Reading The Logic of Scientific Discovery with Arunima Jha
- Team Stay Featured
- Jun 1, 2022
- 2 min read
This is the post about my Current Read - The Logic of Scientific Discovery by the philosopher Karl Popper.

Picture this, it's a lovely morning in your small hometown and you decided to go for a short stroll along the river. As you walk in, soaking up the warm summer, a beautiful swan comes swimming around the nearest bend, and look there's another swan and then another. You being under the scientific sword notice a common theme that all of these swans are white and because these are the first swans you see, you formulate a little theory. All swans must be white. Then almost, right on to you, the fourth swan turns up, hold your guns, it is also white. That proves that this theory is slowly becoming a fact but then something else crosses your mind. hold on, the fifth swan that turns up won't be black or pink? It's' impossible to discount that possibility, however unlikely it is. Huh! And here you thought you were just going for an uncomplicated walk in the sunshine yet unwittingly, now surrounded by these large number of swans you stumbled across one of the trickiest questions in the 20th century. How can we ever truly prove a theory to be correct?

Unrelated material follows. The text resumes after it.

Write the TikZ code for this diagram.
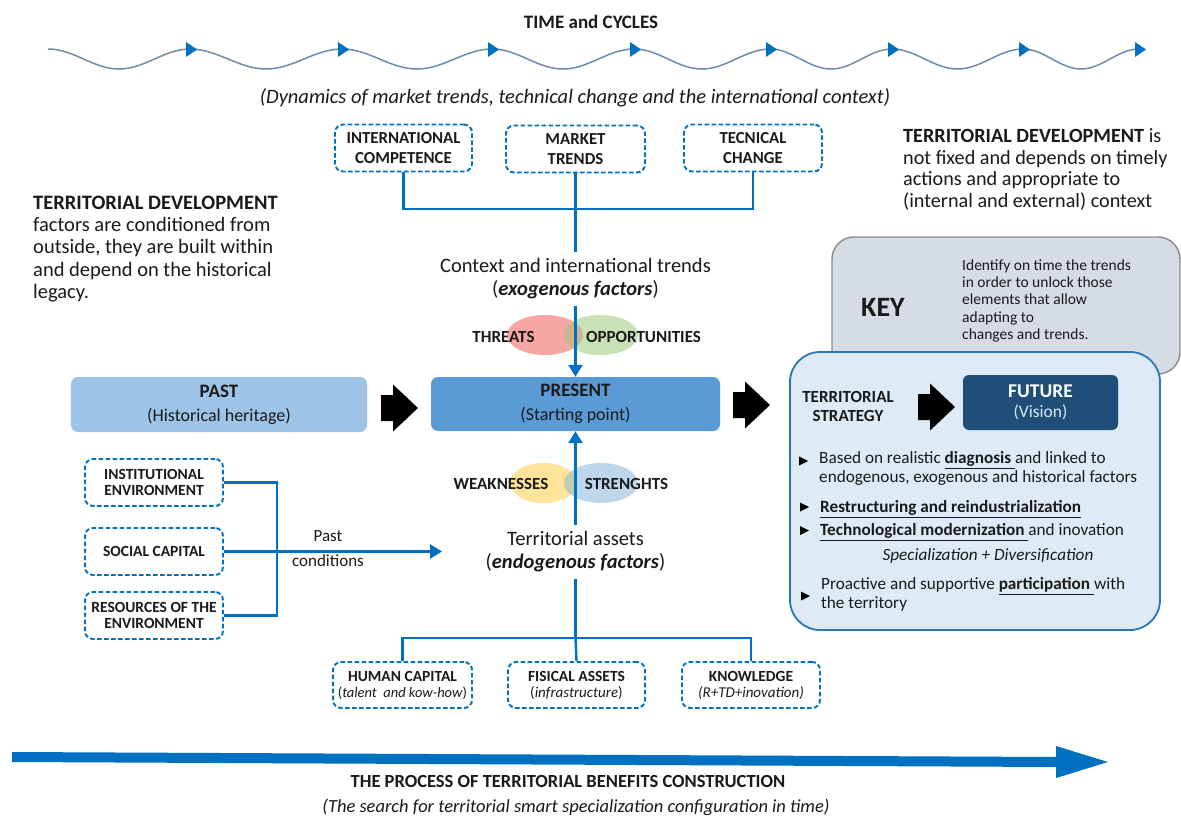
\documentclass[tikz,border=0pt]{standalone}
\usepackage{fontspec}
\setmainfont{Carlito}
\usetikzlibrary{arrows.meta,shapes.geometric,calc}
\definecolor{lblue}{HTML}{0070C0}
\definecolor{wavec}{RGB}{112,140,168}
\definecolor{pastc}{HTML}{9DC3E6}
\definecolor{presc}{HTML}{5B9BD5}
\definecolor{futc}{HTML}{1F4E79}
\definecolor{keyc}{HTML}{D6DCE5}
\definecolor{keyd}{HTML}{8A8A8A}
\definecolor{stratc}{HTML}{DEEBF7}
\definecolor{stratd}{HTML}{2E75B6}
\definecolor{threatc}{RGB}{246,166,164}
\definecolor{oppc}{RGB}{200,225,182}
\definecolor{toc}{RGB}{205,180,142}
\definecolor{weakc}{RGB}{255,228,153}
\definecolor{strc}{RGB}{190,214,236}
\definecolor{wsc}{RGB}{192,204,176}
\definecolor{txt}{HTML}{1A1A1A}
\newcommand\fz[2]{\fontsize{#1bp}{#2bp}\selectfont}
\begin{document}
\begin{tikzpicture}[x=1bp,y=-1bp,
  conn/.style={draw=lblue,line width=2.4bp},
  arr/.style={conn,-{Triangle[width=14bp,length=12bp]}},
  dbox/.style={draw=lblue,line width=1.9bp,dash pattern=on 4.5bp off 2.5bp,rounded corners=8bp,fill=white,align=center,inner sep=1bp,minimum height=47bp,text=txt},
  plain/.style={inner sep=0pt,text=txt},
  stage/.style={rounded corners=7bp,align=center,inner sep=0pt,text=txt},
  blockarr/.pic={\fill[black] (0,-13) -- (12,-13) -- (12,-23.5) -- (37,0) -- (12,23.5) -- (12,13) -- (0,13) -- cycle;},
  wtri/.pic={\fill[lblue] (-4,-7.5) -- (7,0) -- (-4,7.5) -- cycle;},
  bul/.pic={\fill[black] (0,-4.5) -- (9,0) -- (0,4.5) -- cycle;}
]
\useasboundingbox (0,0) rectangle (1181,817);
\fill[white] (0,0) rectangle (1181,817);

% ---- time and cycles
\node[plain,font=\fz{19}{22}\bfseries] (title) at (591,22) {TIME and CYCLES};
\draw[wavec,line width=1.5bp] (48,49) cos (83.5,59) sin (119,69) cos (154.5,59) sin (190,49)
  cos (228,59) sin (266,69) cos (304,59) sin (342,49)
  cos (379.5,59) sin (417,69) cos (454.5,59) sin (492,49)
  cos (527.5,59) sin (563,69) cos (598.5,59) sin (634,49)
  cos (668,59) sin (702,69) cos (736,59) sin (770,49)
  cos (800.5,59) sin (831,69) cos (861.5,59) sin (892,49)
  cos (924.75,59) sin (957.5,69) cos (990.25,59) sin (1023,49)
  cos (1052,59) sin (1081,69) cos (1110,59) sin (1139,49);
\foreach \p in {190,342,492,634,770,892,1023,1139} \pic at (\p,49.5) {wtri};
\node[plain,font=\fz{20.5}{24}\itshape] (dyn) at (575,98) {(Dynamics of market trends, technical change and the international context)};

% ---- side texts
\node[plain,anchor=north west,align=left,font=\fz{20.5}{22.3}] (ltext) at (33,195.5)
  {\textbf{TERRITORIAL DEVELOPMENT}\\factors are conditioned from\\outside, they are built within\\and depend on the historical\\legacy.};
\node[plain,anchor=north west,align=left,font=\fz{20.2}{21.7}] (rtext) at (903,128.5)
  {\textbf{TERRITORIAL DEVELOPMENT} is\\not fixed and depends on timely\\actions and appropriate to\\(internal and external) context};

% ---- exogenous
\node[dbox,minimum width=137bp,font=\fz{16.8}{19.5}\bfseries] (intl) at (403.5,148) {INTERNATIONAL\\COMPETENCE};
\node[dbox,minimum width=139bp,font=\fz{16.8}{19.5}\bfseries] (mkt) at (575.5,149) {MARKET\\TRENDS};
\node[dbox,minimum width=138bp,font=\fz{16.8}{19.5}\bfseries] (tec) at (753,148) {TECNICAL\\CHANGE};
\coordinate (topj) at (575.5,209);
\node[plain,inner sep=6bp,align=center,font=\fz{20.5}{23}] (ctx) at (575.5,279)
  {Context and international trends\\(\textbf{\textit{exogenous factors}})};
\draw[conn] (intl.south) |- (topj) -| (tec.south);
\draw[conn] (mkt.south) -- (topj) -- (ctx.north);

% ---- stages
\node[stage,fill=pastc,minimum width=296bp,minimum height=55bp,font=\fz{18}{24}] (past) at (219,404.5)
  {{\fz{19}{24}\bfseries PAST}\\(Historical heritage)};
\node[stage,fill=presc,minimum width=289bp,minimum height=54bp,font=\fz{18}{24}] (present) at (575.5,404)
  {{\fz{19}{24}\bfseries PRESENT}\\(Starting point)};
\pic at (381,408) {blockarr};
\pic at (733,405) {blockarr};

% ---- threats / opportunities
\fill[threatc] (545,335) ellipse [x radius=38bp,y radius=20bp];
\fill[oppc] (600.5,335) ellipse [x radius=37.5bp,y radius=20bp];
\begin{scope}
  \clip (545,335) ellipse [x radius=38bp,y radius=20bp];
  \fill[toc] (600.5,335) ellipse [x radius=37.5bp,y radius=20bp];
\end{scope}
\node[plain,font=\fz{17}{20}\bfseries] (thr) at (503.5,337) {THREATS};
\node[plain,font=\fz{17}{20}\bfseries] (opp) at (643.5,337) {OPPORTUNITIES};
\draw[arr] (ctx.south) -- (present.north);

% ---- weaknesses / strengths
\fill[weakc] (543.5,483) ellipse [x radius=33.5bp,y radius=20bp];
\fill[strc] (601,483) ellipse [x radius=37bp,y radius=20bp];
\begin{scope}
  \clip (543.5,483) ellipse [x radius=33.5bp,y radius=20bp];
  \fill[wsc] (601,483) ellipse [x radius=37bp,y radius=20bp];
\end{scope}
\node[plain,font=\fz{17}{20}\bfseries] (wea) at (501,484) {WEAKNESSES};
\node[plain,font=\fz{17}{20}\bfseries] (str) at (626.5,484) {STRENGHTS};

% ---- endogenous
\node[plain,inner sep=6bp,align=center,font=\fz{20.5}{23}] (ta) at (575.5,552)
  {Territorial assets\\(\textbf{\textit{endogenous factors}})};
\draw[arr] (ta.north) -- (present.south);
\node[dbox,minimum width=139bp,minimum height=46bp,font=\fz{15.5}{16}] (human) at (402.5,685)
  {\textbf{HUMAN CAPITAL}\\{\fz{14.5}{16}(\textit{talent~ and kow-how})}};
\node[dbox,minimum width=137bp,minimum height=46bp,font=\fz{15.5}{16}] (fis) at (576.5,685)
  {\textbf{FISICAL ASSETS}\\{\fz{15}{16}(\textit{infrastructure})}};
\node[dbox,minimum width=138bp,minimum height=46bp,font=\fz{15.5}{16}] (know) at (751,685)
  {\textbf{KNOWLEDGE}\\{\fz{15}{16}\textit{(R+TD+inovation)}}};
\coordinate (botj) at (575.5,638);
\draw[conn] (ta.south) -- (botj);
\draw[conn] (human.north) |- (botj) -| (know.north);
\draw[conn] (fis.north) -- (botj);

% ---- past conditions
\node[dbox,minimum width=138bp,font=\fz{15.5}{16.7}\bfseries] (inst) at (154,482.5) {INSTITUTIONAL\\ENVIRONMENT};
\node[dbox,minimum width=138bp,font=\fz{15.5}{16.7}\bfseries] (soc) at (154,551.5) {SOCIAL CAPITAL};
\node[dbox,minimum width=138bp,font=\fz{15.5}{16.7}\bfseries] (res) at (154,615.5) {RESOURCES OF THE\\ENVIRONMENT};
\coordinate (leftj) at (277,551.5);
\coordinate (pcend) at (442,551.5);
\draw[conn] (inst.east) -| (leftj);
\draw[conn] (res.east) -| (leftj);
\draw[arr] (soc.east) -- (pcend);
\node[plain,align=center,font=\fz{17}{25}] (pastc) at (328,548.5) {Past\\conditions};

% ---- key
\node[fill=keyc,draw=keyd,line width=1.4bp,rounded corners=22bp,minimum width=348bp,minimum height=137bp] (key) at (1006,305.5) {};
\node[plain,font=\fz{28}{30}\bfseries] (keyt) at (883,307) {KEY};
\node[plain,anchor=north west,align=left,font=\fz{15.5}{17.2}] (keyd) at (962,259.5)
  {Identify on time the trends\\in order to unlock those\\elements that allow\\adapting to\\changes and trends.};

% ---- strategy
\node[fill=stratc,draw=stratd,line width=1.8bp,rounded corners=30bp,minimum width=370bp,minimum height=278bp] (strat) at (975,491) {};
\node[plain,align=center,font=\fz{17}{19}\bfseries] (tstrat) at (848,406.5) {TERRITORIAL\\STRATEGY};
\pic at (918,407) {blockarr};
\node[stage,fill=futc,rounded corners=6bp,minimum width=155bp,minimum height=55bp,text=white,font=\fz{17.5}{20.5}] (future) at (1040.5,402.5)
  {{\fz{19.5}{20.5}\bfseries FUTURE}\\{\color{white!85!lblue}(Vision)}};
\pic at (799,461) {bul};
\pic at (800,507) {bul};
\pic at (800,530.5) {bul};
\pic at (801,596) {bul};
\node[plain,anchor=north west,align=left,font=\fz{17.2}{19}] (b1) at (819,451.5)
  {Based on realistic \underline{\textbf{diagnosis }}and linked to\\endogenous, exogenous and historical factors};
\node[plain,anchor=base west,font=\fz{17.2}{19}] (b2) at (820,512.5) {\underline{\textbf{Restructuring and reindustrialization}}};
\node[plain,anchor=base west,font=\fz{17.2}{19}] (b3) at (820,535.5) {\underline{\textbf{Technological modernization }}and inovation};
\node[plain,anchor=base,font=\fz{17.2}{19}\itshape] (spec) at (988,560.5) {Specialization + Diversification};
\node[plain,anchor=north west,align=left,font=\fz{17.2}{19}] (b4) at (821,577.5)
  {Proactive and supportive \underline{\textbf{participation }}with\\the territory};

% ---- process arrow
\fill[lblue] (12,752) -- (1056,757) -- (1056,746) -- (1108,762) -- (1056,778) -- (1056,767) -- (12,762) -- cycle;
\node[plain,font=\fz{18.5}{22}\bfseries] (proc) at (568,781) {THE PROCESS OF TERRITORIAL BENEFITS CONSTRUCTION};
\node[plain,font=\fz{18.5}{22}\itshape] (search) at (576,807) {(The search for territorial smart specialization configuration in time)};
\end{tikzpicture}
\end{document}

Now, how are you going to explain your new findings that all swans are white to the world? I mean it shouldn't be too hard, the evidence is on your side i.e. the data of four swans -practically a flock & you drew a reasonable theory from it. It's airtight, who would disagree with you? The problem here is that you're using a singular statement i.e. "this swan is white" to prove a universal statement i.e. "all swans are white".
So, here's a question, what would happen if a black swan did turn up? So, there's a bit of asymmetry to the logic here, specific statements cannot prove the universal ones but they can disprove them and that's the important point when it comes to Popper's preferred scientific method which is known as deductions. Rather than starting with specifics, deductions start with universals and examine the relationship between them to find out what other logical conclusions might be drawn? You might say that all birds can fly, swans are birds and hence you can deduce swans can therefore fly. That's logically valid, Popper says but that does not mean it is necessarily true. Rather a good scientist would be constantly on the lookout for anything that goes against their hypothesis. They will be looking to falsify their hypothesis and that shouldn't be a disappointing result for a scientist it should be exciting. It's an intriguing new piece of information that would help them to draw a more accurate theory.
It's a bit like how a Jury works in Court. A Jury is asked to determine what happened in a particular case, all it has to go on is the available evidence in that case and the pre-existing set of rules i.e. the Law. The Jury's verdict is accepted as fact but of course, if more evidence would have come to light, they might have reached a different verdict.